Q. What did Edwina and Nehru have in common?

A. They were bonded by a a love of India, the Mahatma, a shared interest in the arts, music and poetry and by the terrible circumstances of Partition. Edwina was, by the time she became Vicereine, a very experienced relief worker having worked during the Blitz in London, in Southeast Asia and Europe after the war. She was not afraid of hard work, of wading through mud, rivers, or ploughing through jungles to get aid to where it was needed.

When Partition happened Edwina was the right woman in the right job. She was also quite an outdoor type who could ride and loved hill walking as well as being very bright and well connected, a companion and confidante to Jawahar on all levels.

I think that after Mahatma's assassination Edwina propped Nehru up emotionally. This is my sense of it. She understood the burdens of state and the kind of pressure he was under.

Q. Will their relationship be the last great mystery of history?

A. No, I think eventually the letters will be published, perhaps when it is no longer in the interests of either the British or Indian establishments to keep them confidential. Yes, on another level it is a deep and great love affair that only Edwina and Nehru can ever know the truth about.

I was deeply shocked by the necessity for a legal read prior to publication in India. There is a reluctance to take a rounded view of historical giants like Gandhi and Nehru in India, to see them as real people with all the normal human frailties.

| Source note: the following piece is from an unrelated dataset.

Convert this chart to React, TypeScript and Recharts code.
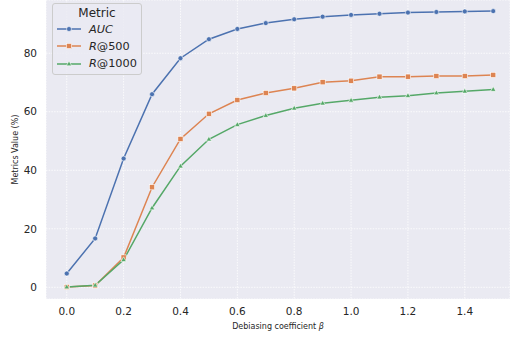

This is detrimental to a full understanding of the Indian Independence movement, the causes of Partition and the legacy of British rule in India. The legal read and associated legislation creates a climate of fear - it attempts to freeze an accepted version of history and discourage legitimate discussion and reassessment of the role of key historical figures with threats of criminal prosecution.

I have great respect for the Mountbattens, Nehru and their public service both in India and the UK. They were all operating under extreme duress at the end of the war trying to find a solution for India.

At the end of the day I think they all did their best and this was what brought Edwina and Nehru together.